Checkpoints: Why Latency Spikes Happen
A checkpoint is when the engine ensures that dirty pages are flushed such that recovery time stays bounded. Checkpoints are necessary, but they can be disruptive:
- Checkpoint flush creates heavy IO
- IO competes with user queries
- Latency spikes appear, often at regular intervals
Typical symptom: p95/p99 latency spikes every N minutes, aligned with checkpoint activity.
Indexes Multiply Writes
Every index on a table is additional work per write:
- INSERT writes table page + each index leaf
- UPDATE may write old tuple + new tuple (MVCC) + index maintenance
- DELETE often marks dead and still needs cleanup later
Over-indexing is one of the most common causes of write throughput collapse.
Page Splits and Hotspots
Write amplification increases when page splits occur (B-Tree growth) and when hot pages are contended (monotonic keys). A single “hot leaf page” can become a bottleneck even if the system has capacity elsewhere.

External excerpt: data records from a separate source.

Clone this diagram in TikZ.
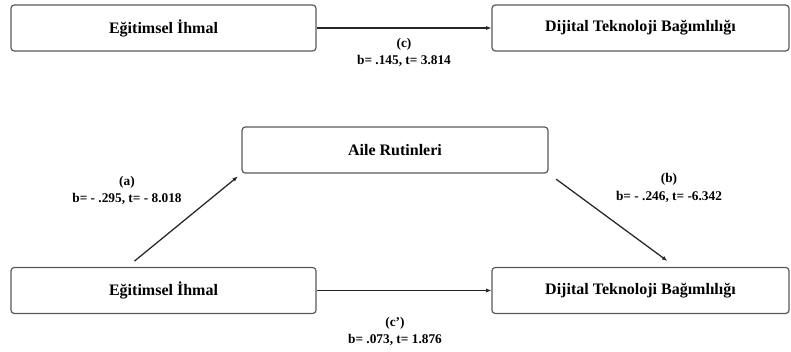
\documentclass[tikz,border=0pt]{standalone}
\usepackage{fontspec}
\setmainfont{Liberation Serif}
\usetikzlibrary{positioning}
\usetikzlibrary{calc}
\usetikzlibrary{arrows.meta}
\tikzstyle{var_box}=[draw=black!65, line width=0.9pt, rounded corners=2.5pt, minimum height=34.5pt, font=\fontsize{12}{14}\selectfont\bfseries]
\tikzstyle{path_arrow}=[-{Latex[length=4pt,width=3.2pt]}, line width=0.95pt, black!85]
\tikzstyle{coef}=[align=center, font=\fontsize{10}{13}\selectfont\bfseries]

\begin{document}
\begin{tikzpicture}[x=0.75pt, y=-0.75pt]
              \useasboundingbox (0,0) rectangle (791,352);
              \node[var_box, minimum width=228.75pt] (ei_top) at (163.5,28){Eğitimsel İhmal};
              \node[var_box, minimum width=222.75pt] (dtb_top) at (640.5,28){Dijital Teknoloji Bağımlılığı};
              \draw[path_arrow](ei_top) -- (dtb_top);
              \node[coef] (lab_c) at (404,52.5){(c)\\b= .145, t= 3.814};
              \node[var_box, minimum width=229.5pt] (ar_mid) at (395,150){Aile Rutinleri};
              \node[var_box, minimum width=228.75pt] (ei_bot) at (163.5,290.5){Eğitimsel İhmal};
              \node[var_box, minimum width=222.75pt] (dtb_bot) at (640.5,290.5){Dijital Teknoloji Bağımlılığı};
              \draw[path_arrow, shorten <=6.9pt, shorten >=3.4pt]($(ei_bot.north west)+(117,0)$) -- (ar_mid.south west);
              \draw[path_arrow, shorten <=7pt, shorten >=7.5pt](ar_mid.south east) -- ($(dtb_bot.north west)+(184,0)$);
              \draw[path_arrow](ei_bot) -- (dtb_bot);
              \node[coef] (lab_a) at (127,190.5){(a)\\b= - .295, t= - 8.018};
              \node[coef] (lab_b) at (669,188){(b)\\b= - .246, t= -6.342};
              \node[coef] (lab_cp) at (395,331.5){(c’)\\b= .073, t= 1.876};
            \end{tikzpicture}
\end{document}
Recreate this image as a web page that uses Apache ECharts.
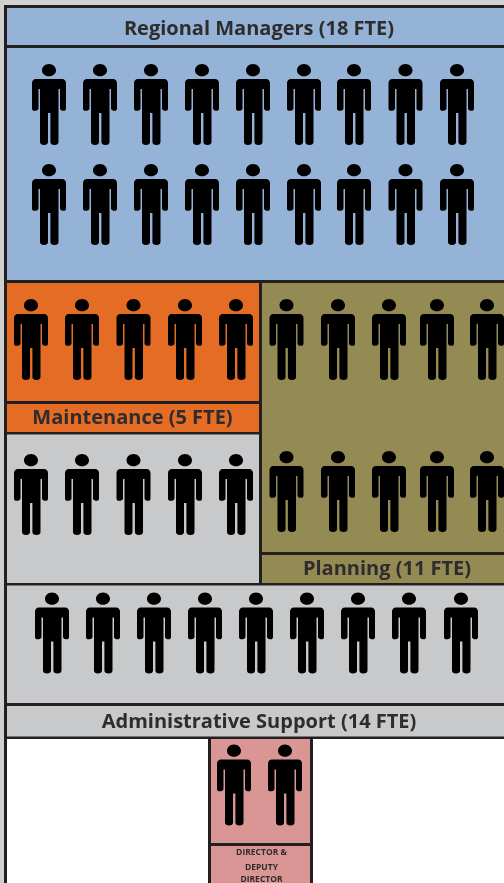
<!DOCTYPE html>
<html>
<head>
<meta charset="utf-8">
<style>html,body{margin:0;padding:0;background:#fff}#c{width:504px;height:883px}</style>
<script src="https://cdn.jsdelivr.net/npm/echarts@6/dist/echarts.min.js"></script>
</head>
<body>
<div id="c"></div>
<script>
// ---- data ----
const teamNames = ['Regional Managers', 'Maintenance', 'Planning', 'Administrative Support', 'DIRECTOR & DEPUTY DIRECTOR'];
const teamFte = [18, 5, 11, 14, 2];
const regionalIconsPerRow = [9, 9];
const maintenanceIconsPerRow = [5];
const planningIconsPerRow = [5, 5];
const adminIconsPerRow = [5, 9];
const directorIconsPerRow = [2];

// ---- layout (page coordinates, separate from values) ----
const W = 504, H = 883;
const INK = '#231f20';
const BLUE = '#95b3d7', ORANGE = '#e46c24', OLIVE = '#948a54', GREY = '#c8c9cb', PINK = '#d99694';
const colsRegional = [49, 100, 151, 202, 253, 304, 354, 405.5, 457];
const colsLeft = [31, 82, 133.5, 185, 236];
const colsPlanning = [286.5, 338, 389, 437, 487];
const colsAdmin = [52, 103, 154, 205, 256, 307, 358, 409, 461];
const colsDirector = [234, 285];

const iconRows = [
  { n: regionalIconsPerRow[0], cols: colsRegional, y: 104.5 },
  { n: regionalIconsPerRow[1], cols: colsRegional, y: 204.5 },
  { n: maintenanceIconsPerRow[0], cols: colsLeft, y: 339.5 },
  { n: planningIconsPerRow[0], cols: colsPlanning, y: 339.5 },
  { n: planningIconsPerRow[1], cols: colsPlanning, y: 491.5 },
  { n: adminIconsPerRow[0], cols: colsLeft, y: 494.5 },
  { n: adminIconsPerRow[1], cols: colsAdmin, y: 633 },
  { n: directorIconsPerRow[0], cols: colsDirector, y: 785 }
];
const iconPoints = [];
iconRows.forEach(r => r.cols.slice(0, r.n).forEach(x => iconPoints.push([x, r.y])));

// x0, y0, x1, y1, fill
const panels = [
  [0, 0, W, H, '#ffffff'],
  [0, 0, W, 5, '#d3d3d3'],
  [0, 0, 4, H, '#cfcfcf'],
  [4, 5, W, 739, INK],
  [4, 739, 7, H, INK],
  [208, 739, 313, H, INK],
  [7, 8, W, 45, BLUE],
  [7, 48, W, 280, BLUE],
  [7, 283, 259, 401, ORANGE],
  [7, 404, 259, 432, ORANGE],
  [7, 434.5, 259, 583, GREY],
  [262, 283, W, 552, OLIVE],
  [262, 555, W, 583, OLIVE],
  [7, 585.5, W, 703, GREY],
  [7, 706, W, 736.5, GREY],
  [211, 739, 310, 843, PINK],
  [211, 846, 310, H, PINK]
];

// cx, cy, text, font size
const labels = [
  [259, 29, `${teamNames[0]} (${teamFte[0]} FTE)`, 20],
  [132.5, 418.5, `${teamNames[1]} (${teamFte[1]} FTE)`, 20],
  [387, 569.5, `${teamNames[2]} (${teamFte[2]} FTE)`, 20],
  [259, 722, `${teamNames[3]} (${teamFte[3]} FTE)`, 20],
  [261.5, 852.5, 'DIRECTOR &', 8.5],
  [261.5, 867.5, 'DEPUTY', 8.5],
  [261.5, 880, 'DIRECTOR', 8.5]
];

const personPath = 'path://' +
  'M17 0C21 0 24 3 24 6.2C24 9.6 21 12.3 17 12.3C13 12.3 10 9.6 10 6.2C10 3 13 0 17 0Z' +
  'M4 15L30 15C32.5 15 34 16.8 34 19L34 44.5C34 46 33 46.8 31.8 46.8C30 46.8 28 46 28 44.5L28 25L26.5 25L26.5 78' +
  'C26.5 80 25 81 22.5 81C20 81 18.4 80 18.4 78L18.4 49L16 49L16 78C16 80 14.5 81 12 81C9.5 81 8 80 8 78L8 25L6.5 25' +
  'L6.5 44.5C6.5 46 4.5 46.8 2.6 46.8C1 46.8 0 46 0 44.5L0 19C0 16.8 1.5 15 4 15Z';

const chart = echarts.init(document.getElementById('c'), null, { renderer: 'canvas' });
chart.setOption({
  animation: false,
  grid: { left: 0, right: 0, top: 0, bottom: 0 },
  xAxis: { type: 'value', min: 0, max: W, show: false },
  yAxis: { type: 'value', min: 0, max: H, inverse: true, show: false },
  series: [
    {
      type: 'custom', z: 1, silent: true, clip: true,
      data: panels,
      renderItem: (p, api) => {
        const a = api.coord([api.value(0), api.value(1)]);
        const b = api.coord([api.value(2), api.value(3)]);
        return { type: 'rect', shape: { x: a[0], y: a[1], width: b[0] - a[0], height: b[1] - a[1] },
                 style: { fill: panels[p.dataIndex][4] } };
      }
    },
    {
      type: 'scatter', z: 2, silent: true,
      symbol: personPath, symbolSize: [34, 81], symbolKeepAspect: false,
      itemStyle: { color: '#000000', opacity: 1 },
      data: iconPoints
    },
    {
      type: 'custom', z: 3, silent: true, clip: true,
      data: labels,
      renderItem: (p, api) => {
        const l = labels[p.dataIndex];
        const c = api.coord([l[0], l[1]]);
        return { type: 'text', x: c[0], y: c[1],
                 style: { text: l[2], align: 'center', verticalAlign: 'middle', fill: '#2f2c2d',
                          font: `bold ${l[3]}px "Open Sans", Lato, sans-serif` } };
      }
    }
  ]
});
</script>
</body>
</html>
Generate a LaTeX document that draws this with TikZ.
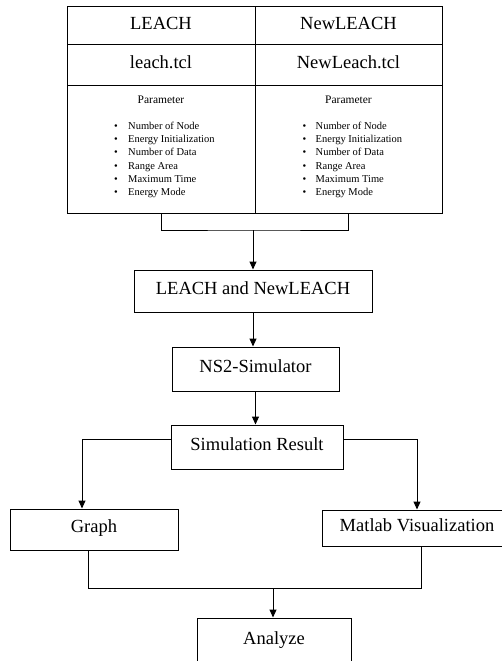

Measuring Write Pressure (Practical)
You want visibility into:
- Log volume growth (WAL/binlog)
- Checkpoint frequency and duration
- fsync latency and variance
- Dirty page ratios and flush rates
-- Postgres: basic WAL activity SELECT * FROM pg_stat_wal;
-- MySQL: binlog files and size (rough visibility) SHOW BINARY LOGS;
Even if you do not have perfect metrics, log growth rate and disk write bandwidth are strong signals.
Durability Knobs: Performance vs Risk
Most databases expose durability-related settings. Changing them can reduce fsync overhead but increases the risk of data loss on crash.
Engineering stance: you must explicitly choose your durability level based on business requirements, and document the blast radius.
Do not “optimize” durability in production without a clear RPO agreement.
Failure Modes in Production
- Checkpoint storms: flush load spikes cause periodic tail latency explosions.
- Replica lag: high WAL/binlog volume overwhelms replicas.
- Disk saturation: writes saturate device bandwidth; reads slow down too.
- Fsync jitter: variable fsync time creates unstable p99 latency.
- Over-indexing: write throughput collapses after adding indexes.
- Bloat-driven amplification: dead tuples/entries increase pages touched per write.
- Log retention blowup: WAL/binlog retention fills disks, causing outages.
Operational Checklist
- Track WAL/binlog growth rate as a first-class metric.
- Correlate p95/p99 latency spikes with checkpoint/flush activity.
- Measure disk write bandwidth utilization; keep headroom for bursts.
- Audit index count on write-heavy tables; remove unused indexes.
- Validate write performance after schema/index changes under realistic load.
- Monitor fsync latency and variance; tail latency often follows it.
- Plan log retention and disk capacity; avoid surprise disk-full incidents.
- Ensure replicas have apply capacity before heavy migrations/rebuilds.
- Do not change durability settings without explicit RPO agreement.
- Run incident drills: simulate checkpoint pressure and observe service behavior.
- Document mitigation levers: throttling maintenance, batching writes, reducing indexes.
Summary
Write amplification is the hidden tax of durability and indexing. Most production incidents that look like “database is slow” are actually “write path is saturated.” Once you understand WAL/binlog, fsync, and checkpoints, you can diagnose tail latency spikes and replication lag with confidence.